Campaigning Democrats challenge Bush tax cuts

? Attacking President Bush’s tax-cutting efforts, two Democratic contenders for the White House in 2004 called for repealing the $1.65 trillion plan Congress passed two years ago.

A third advocated a freeze in the phased-in reductions.

Courting party activists a year before the opening of the presidential nominating season, Richard Gephardt, Howard Dean and John Kerry said Democrats must present a clear alternative to Bush if they hope to retake the White House from the GOP.

Gephardt, a congressman from Missouri, released a plan to repeal Bush’s tax cut, using the money for a national health insurance system.

Dean, a former Vermont governor, said the government should take back the 2001 tax cuts. “The president’s tax cuts were a mistake,” he said. “They’ve done nothing for the economy and they went to the wrong people.”

Gephardt and Dean met with key Democratic advocates, while Massachusetts Sen.
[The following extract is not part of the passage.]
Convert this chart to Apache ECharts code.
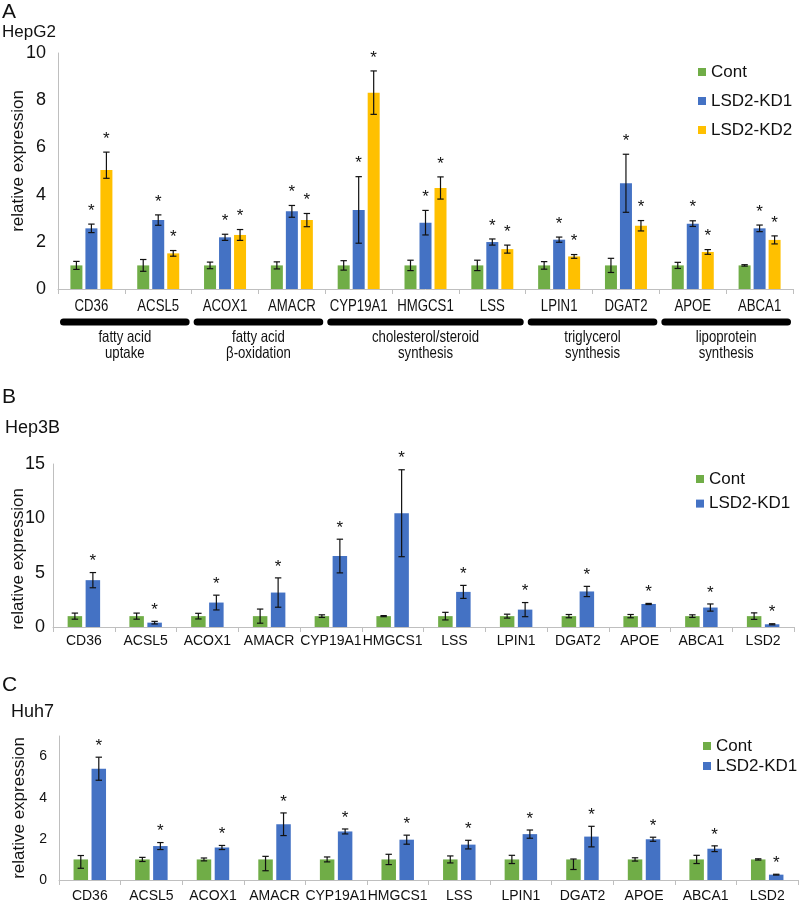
<!DOCTYPE html>
<html><head><meta charset="utf-8">
<script src="https://cdn.jsdelivr.net/npm/echarts@6/dist/echarts.min.js"></script>
<style>html,body{margin:0;padding:0;background:#fff}#c{width:800px;height:903px}</style>
</head><body><div id="c"></div>
<script>
// ---------- Panel A (HepG2) ----------
const catsA = ['CD36','ACSL5','ACOX1','AMACR','CYP19A1','HMGCS1','LSS','LPIN1','DGAT2','APOE','ABCA1'];
const aCont    = [1,1,1,1,1,1,1,1,1,1,1];
const aContErr = [0.17,0.25,0.14,0.15,0.2,0.22,0.22,0.16,0.3,0.13,0.03];
const aKd1     = [2.57,2.92,2.19,3.29,3.35,2.81,1.99,2.09,4.48,2.77,2.57];
const aKd1Err  = [0.18,0.22,0.13,0.25,1.41,0.52,0.13,0.11,1.23,0.12,0.14];
const aKd2     = [5.04,1.51,2.29,2.92,8.32,4.28,1.69,1.38,2.68,1.57,2.08];
const aKd2Err  = [[0.35,0.76],0.12,0.23,0.28,0.92,0.47,0.17,0.08,0.22,0.1,0.17];
const aTicks   = {min:0, max:10, interval:2};
const groupSpans  = [[0,1],[2,3],[4,6],[7,8],[9,10]];
const groupLabels = ['fatty acid\nuptake','fatty acid\n\u03b2-oxidation','cholesterol/steroid\nsynthesis','triglycerol\nsynthesis','lipoprotein\nsynthesis'];

// ---------- Panel B (Hep3B) ----------
const catsB = ['CD36','ACSL5','ACOX1','AMACR','CYP19A1','HMGCS1','LSS','LPIN1','DGAT2','APOE','ABCA1','LSD2'];
const bCont    = [1,1,1,1,1,1,1,1,1,1,1,1];
const bContErr = [0.28,0.28,0.26,0.65,0.12,0.05,0.35,0.18,0.15,0.15,0.12,0.3];
const bKd1     = [4.31,0.4,2.25,3.17,6.53,10.47,3.23,1.6,3.27,2.12,1.79,0.25];
const bKd1Err  = [0.7,0.12,0.68,1.35,1.55,4.0,0.6,0.65,0.47,0.05,0.33,0.05];
const bTicks   = {min:0, max:15, interval:5};

// ---------- Panel C (Huh7) ----------
const catsC = ['CD36','ACSL5','ACOX1','AMACR','CYP19A1','HMGCS1','LSS','LPIN1','DGAT2','APOE','ABCA1','LSD2'];
const cCont    = [1,1,1,1,1,1,1,1,1,1,1,1];
const cContErr = [[0.43,0.19],0.1,0.07,[0.55,0.15],0.12,0.25,0.17,0.2,[0.49,0.02],0.08,0.2,0.03];
const cKd1     = [5.41,1.65,1.58,2.71,2.36,1.96,1.72,2.23,2.11,1.98,1.52,0.26];
const cKd1Err  = [0.56,0.17,0.1,0.55,0.12,0.22,0.21,0.2,0.5,0.1,0.14,0.02];
const cTicks   = {min:0, max:7, interval:2};

const COLORS = {'Cont':'#70AD47','LSD2-KD1':'#4472C4','LSD2-KD2':'#FFC000'};
const AX = '#BFBFBF';
const SANS = '"Liberation Sans", Arial, sans-serif';
const NARROW_SCALE = 0.8;

function pair(e){ return Array.isArray(e) ? e : [e, e]; }

function errSeries(gi, vals, errs, idx, n, bw, gap, star, starOff){
  const data = vals.map((v,i)=>{ const p = pair(errs[i]); return [i, v, p[0], p[1]]; });
  return {
    type:'custom', xAxisIndex:gi, yAxisIndex:gi, clip:false, z:5, silent:true,
    data,
    renderItem(params, api){
      const ci = api.value(0), v = api.value(1), lo = api.value(2), hi = api.value(3);
      const c = api.coord([ci, v]);
      const x = c[0] + (idx - (n-1)/2) * (bw + gap);
      const yLo = api.coord([ci, v - lo])[1];
      const yHi = api.coord([ci, v + hi])[1];
      const cap = 3.2;
      const st = {stroke:'#111', lineWidth:1.2};
      const ch = [
        {type:'line', shape:{x1:x, y1:yLo, x2:x, y2:yHi}, style:st},
        {type:'line', shape:{x1:x-cap, y1:yHi, x2:x+cap, y2:yHi}, style:st},
        {type:'line', shape:{x1:x-cap, y1:yLo, x2:x+cap, y2:yLo}, style:st}
      ];
      if (star) ch.push({type:'text', x:x, y:yHi - starOff,
        style:{text:'*', fill:'#111', font:'17px '+SANS, align:'center', verticalAlign:'middle'}});
      return {type:'group', children:ch};
    }
  };
}

function barSeries(gi, name, vals, bw, gapPct){
  return {type:'bar', name, xAxisIndex:gi, yAxisIndex:gi, data:vals, barWidth:bw, barGap:gapPct,
    itemStyle:{color:COLORS[name]}, emphasis:{disabled:true}};
}

function xAxis(gi, cats, fontSize, margin, showLabel){
  return {type:'category', gridIndex:gi, data:cats,
    axisLine:{lineStyle:{color:AX, width:1}},
    axisTick:{show:true, length:5, lineStyle:{color:AX}},
    axisLabel:{show:showLabel, interval:0, color:'#111', fontSize, fontFamily:SANS, margin},
    splitLine:{show:false}};
}
function yAxis(gi, t, fontSize, margin, showMax){
  return {type:'value', gridIndex:gi, min:t.min, max:t.max, interval:t.interval,
    axisLine:{show:true, lineStyle:{color:AX, width:1}},
    axisTick:{show:false},
    axisLabel:{color:'#111', fontSize, fontFamily:SANS, margin, showMaxLabel:showMax},
    splitLine:{show:false}};
}

const series = [
  barSeries(0,'Cont',aCont,12,'25%'),
  barSeries(0,'LSD2-KD1',aKd1,12,'25%'),
  barSeries(0,'LSD2-KD2',aKd2,12,'25%'),
  errSeries(0,aCont,aContErr,0,3,12,3,false,13),
  errSeries(0,aKd1,aKd1Err,1,3,12,3,true,13),
  errSeries(0,aKd2,aKd2Err,2,3,12,3,true,13),
  // condensed category labels for panel A
  {
    type:'custom', xAxisIndex:0, yAxisIndex:0, clip:false, silent:true, z:5,
    data: catsA.map((c,i)=>[i]),
    renderItem(params, api){
      const p = api.coord([api.value(0), 0]);
      return {type:'text', x:p[0], y:p[1] + 17, scaleX:NARROW_SCALE,
        style:{text:catsA[params.dataIndex], fill:'#111', font:'16.5px '+SANS, align:'center', verticalAlign:'middle'}};
    }
  },
  // functional group bars and labels for panel A
  {
    type:'custom', xAxisIndex:0, yAxisIndex:0, clip:false, silent:true, z:5,
    data: groupSpans,
    renderItem(params, api){
      const s = api.value(0), e = api.value(1);
      const bwid = api.size([1,0])[0];
      const p0 = api.coord([s,0]);
      const x0 = p0[0] - bwid/2 + 5.5;
      const x1 = api.coord([e,0])[0] + bwid/2 - 5.5;
      const y0 = p0[1] + 33;
      return {type:'group', children:[
        {type:'line', shape:{x1:x0, y1:y0, x2:x1, y2:y0}, style:{stroke:'#000', lineWidth:7, lineCap:'round'}},
        {type:'text', x:(x0+x1)/2, y:y0 + 23, scaleX:NARROW_SCALE, style:{text:groupLabels[params.dataIndex], fill:'#111',
          font:'16.5px '+SANS, lineHeight:16, align:'center', verticalAlign:'middle'}}
      ]};
    }
  },
  barSeries(1,'Cont',bCont,14.5,'24%'),
  barSeries(1,'LSD2-KD1',bKd1,14.5,'24%'),
  errSeries(1,bCont,bContErr,0,2,14.5,3.5,false,11),
  errSeries(1,bKd1,bKd1Err,1,2,14.5,3.5,true,11),
  barSeries(2,'Cont',cCont,14.5,'24%'),
  barSeries(2,'LSD2-KD1',cKd1,14.5,'24%'),
  errSeries(2,cCont,cContErr,0,2,14.5,3.5,false,11),
  errSeries(2,cKd1,cKd1Err,1,2,14.5,3.5,true,11)
];

function legend(names, left, top, gap){
  return {data:names, orient:'vertical', left, top, padding:0, itemGap:gap, icon:'rect',
    itemWidth:8, itemHeight:8, selectedMode:false,
    textStyle:{fontSize:17, fontFamily:SANS, color:'#111', lineHeight:20}};
}
function label(text, x, y, size){
  return {type:'text', left:x, top:y, style:{text, fill:'#111', font:size+'px '+SANS}};
}
function yName(x, y){
  return {type:'text', x, y, rotation:Math.PI/2, silent:true,
    style:{text:'relative expression', fill:'#111', font:'17px '+SANS, align:'center', verticalAlign:'middle'}};
}

const chart = echarts.init(document.getElementById('c'), null, {renderer:'canvas'});
chart.setOption({
  animation:false,
  backgroundColor:'#fff',
  grid:[
    {left:58, right:7, top:53, bottom:614},
    {left:53, right:6, top:464, bottom:276},
    {left:59, right:2, top:736, bottom:21}
  ],
  xAxis:[ xAxis(0,catsA,16,8,false), xAxis(1,catsB,14,7,true), xAxis(2,catsC,14,9,true) ],
  yAxis:[ yAxis(0,aTicks,18,12,true), yAxis(1,bTicks,18,8,true), yAxis(2,cTicks,14,12,false) ],
  legend:[
    legend(['Cont','LSD2-KD1','LSD2-KD2'],698,62,9),
    legend(['Cont','LSD2-KD1'],696,469,4.6),
    legend(['Cont','LSD2-KD1'],703,736,0)
  ],
  graphic:[
    label('A',2,2,21), label('HepG2',2,24,17),
    label('B',2,387,21), label('Hep3B',5,419,18),
    label('C',2,675,21), label('Huh7',11,703,18),
    yName(18,161), yName(18,559), yName(19,808)
  ],
  series
});
</script></body></html>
Kerry hosted hundreds of party faithful at a breakfast. All three were attending a county fund-raiser in eastern Iowa on Saturday night.

“I say no new tax cuts and that includes the new Bush tax cuts that are set up in what we passed a year ago,” Kerry said. “The country can’t afford it. In effect it is a transfer from Medicare and Social Security to the wealthiest of Americans and under any standard of decency and common sense and fairness it doesn’t pass muster.”

They all said Democrats should not fear challenging a president with relatively high poll standings.

“You can’t beat George Bush by saying I’m going to do a lot of the same things George Bush is doing,” said Gephardt. “If you lay out a clear, distinct, bold, realistic alternative, then I think people will listen.”

Added Dean: “I want to get out there and make the unambiguous Democratic case. I think the American people want a Democratic message.”

Kerry said the party was faced with the challenge of defining itself as it heads into the primary season.

“We can’t afford to transfer money to the wealthiest of Americans,” he said. “That is precisely what is at stake in this campaign and the Democratic Party either stands up for that or it should stop being an individual party because there’s nothing to define it.”